I feel upon my return that if God wanted me to learn something on this time away, that it was what my name sake called “The Science of the Cross.” Edith explains, “When we speak of a science of the cross . . . we are not dealing with merely a theory . . . . Neither are we dealing with a structure built of ideas laid out in reasoned steps. We are dealing with a well-recognized truth – a theology of the cross – but living, real, and effective truth. It is buried in the soul like a seed that takes root there and grows, making a distinct impression on the soul, determining what it does and omits. . . . From this living from and strength in one’s innermost depths, a perspective of life arises, the image one has of God and of the world.” (Science of the Cross, Introduction, pp. 9-10).

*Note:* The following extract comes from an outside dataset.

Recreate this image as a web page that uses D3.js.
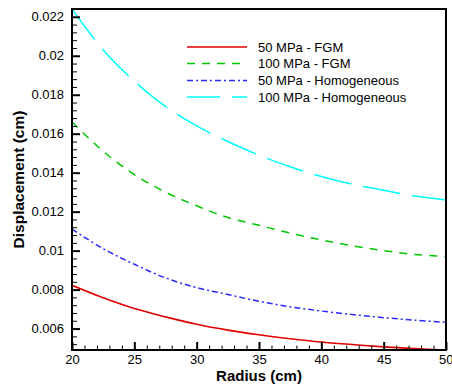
<!DOCTYPE html>
<html>
<head>
<meta charset="utf-8">
<script src="https://cdn.jsdelivr.net/npm/d3@7/dist/d3.min.js"></script>
<style>
  body { margin: 0; background: #fff; }
  svg { display: block; font-family: "Liberation Sans", Arial, sans-serif; }
</style>
</head>
<body>
<svg id="chart" width="452" height="387"></svg>
<script>
// ---- data ----
const radius = [20, 22.5, 25, 27.5, 30, 32.5, 35, 37.5, 40, 42.5, 45, 47.5, 50];
const fgm50  = [0.00822, 0.00758, 0.00703, 0.00660, 0.00622, 0.00592, 0.00568, 0.00548, 0.00531, 0.00518, 0.00506, 0.00497, 0.00490];
const fgm100 = [0.0166, 0.0151, 0.0139, 0.0130, 0.0123, 0.0117, 0.0113, 0.0109, 0.01055, 0.01025, 0.0100, 0.0098, 0.0097];
const hom50  = [0.0111, 0.0101, 0.0093, 0.0086, 0.0081, 0.00775, 0.0074, 0.00712, 0.0069, 0.00672, 0.00656, 0.00643, 0.00632];
const hom100 = [0.0224, 0.0203, 0.0187, 0.0174, 0.0164, 0.0156, 0.0149, 0.0143, 0.0138, 0.0134, 0.0131, 0.0128, 0.0126];
const seriesNames = ["50 MPa - FGM", "100 MPa - FGM", "50 MPa - Homogeneous", "100 MPa - Homogeneous"];
const xTicks = [20, 25, 30, 35, 40, 45, 50];
const yTicks = [0.006, 0.008, 0.01, 0.012, 0.014, 0.016, 0.018, 0.02, 0.022];
const yTickLabels = ["0.006", "0.008", "0.01", "0.012", "0.014", "0.016", "0.018", "0.02", "0.022"];

const series = [
  { name: seriesNames[0], values: fgm50,  color: "#e00000", dash: null, width: 1.6 },
  { name: seriesNames[1], values: fgm100, color: "#00c800", dash: "8,7", width: 1.5 },
  { name: seriesNames[2], values: hom50,  color: "#2828ff", dash: "6,3,2,3", width: 1.5 },
  { name: seriesNames[3], values: hom100, color: "#00ffff", dash: "38,12", width: 1.5 }
];

const svg = d3.select("#chart");
const L = 72, R = 446, T = 9, B = 350;

const x = d3.scaleLinear().domain([20, 50]).range([L, R]);
const y = d3.scaleLinear().domain([0.0049, 0.0224]).range([B, T]);

svg.append("clipPath").attr("id", "clip")
  .append("rect").attr("x", L).attr("y", T).attr("width", R - L).attr("height", B - T);

const line = d3.line().x(d => x(d[0])).y(d => y(d[1])).curve(d3.curveCatmullRom.alpha(0.5));

const plot = svg.append("g").attr("clip-path", "url(#clip)");
series.forEach(s => {
  plot.append("path")
    .datum(radius.map((r, i) => [r, s.values[i]]))
    .attr("d", line)
    .attr("fill", "none")
    .attr("stroke", s.color)
    .attr("stroke-width", s.width)
    .attr("stroke-dasharray", s.dash);
});

// axes with inward ticks
const xMinor = d3.range(20, 51, 1).filter(v => v % 5 !== 0);
const yMinor = d3.range(0.0052, 0.0225, 0.0004).filter(v => Math.abs(v / 0.002 - Math.round(v / 0.002)) > 0.01);

const xAxis = svg.append("g").attr("transform", `translate(0,${B})`)
  .call(d3.axisBottom(x).tickValues(xTicks).tickSize(-8).tickPadding(5).tickFormat(d3.format("d")));
svg.append("g").attr("transform", `translate(0,${B})`)
  .call(d3.axisBottom(x).tickValues(xMinor).tickSize(-4.5).tickFormat(""))
  .call(g => g.select(".domain").remove());

const yAxis = svg.append("g").attr("transform", `translate(${L},0)`)
  .call(d3.axisLeft(y).tickValues(yTicks).tickSize(-8).tickPadding(8).tickFormat((d, i) => yTickLabels[i]));
svg.append("g").attr("transform", `translate(${L},0)`)
  .call(d3.axisLeft(y).tickValues(yMinor).tickSize(-5).tickFormat(""))
  .call(g => g.select(".domain").remove());

svg.selectAll(".tick line").attr("stroke", "#000").attr("stroke-width", 1);
xAxis.selectAll(".tick line").attr("stroke-width", 2);
yAxis.selectAll(".tick line").attr("stroke-width", 2);
svg.selectAll(".domain").remove();
svg.selectAll(".tick text").attr("font-size", 13).attr("fill", "#000")
  .attr("font-family", "'Liberation Sans', Arial, sans-serif");
xAxis.selectAll(".tick text").filter(d => d === 50).attr("text-anchor", "end").attr("dx", "7");

// frame
svg.append("rect").attr("x", L).attr("y", T).attr("width", R - L).attr("height", B - T)
  .attr("fill", "none").attr("stroke", "#000").attr("stroke-width", 2);

// axis titles
svg.append("text").attr("x", (L + R) / 2).attr("y", 381).attr("text-anchor", "middle")
  .attr("font-size", 15).attr("font-weight", "bold").text("Radius (cm)");
svg.append("text").attr("transform", `translate(24,${(T + B) / 2}) rotate(-90)`)
  .attr("text-anchor", "middle").attr("font-size", 15.5).attr("font-weight", "bold")
  .text("Displacement (cm)");

// legend
const legY = [47, 63.5, 80.5, 97];
const lg = svg.append("g");
series.forEach((s, i) => {
  lg.append("line").attr("x1", 187).attr("x2", 247).attr("y1", legY[i]).attr("y2", legY[i])
    .attr("stroke", s.color).attr("stroke-width", s.width).attr("stroke-dasharray", s.dash === "38,12" ? "33,12" : s.dash);
  lg.append("text").attr("x", 258).attr("y", legY[i] + 4.5).attr("font-size", 13)
    .attr("fill", "#000").text(s.name);
});
</script>
</body>
</html>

I know that God is teaching me this way of life, a way of thinking, breathing – everything – through the Cross. Even though I don’t know the depths of Edith’s words, I do know that they will indeed “take root and grow” in my soul. In so many ways, I am at a threshold – a point where I can only mature in my faith. I know that God will take me there, and I trust in His Love. Oh my sisters, it feels so glorious to be home!

2 comments:

Margaret E. Perry said...

Thank you for sharing this with us! Happy feast!

Julian said...

Sounds like you're getting the invitation to share in the perspective from the cross. Usually reserved for saints, so you know what that means!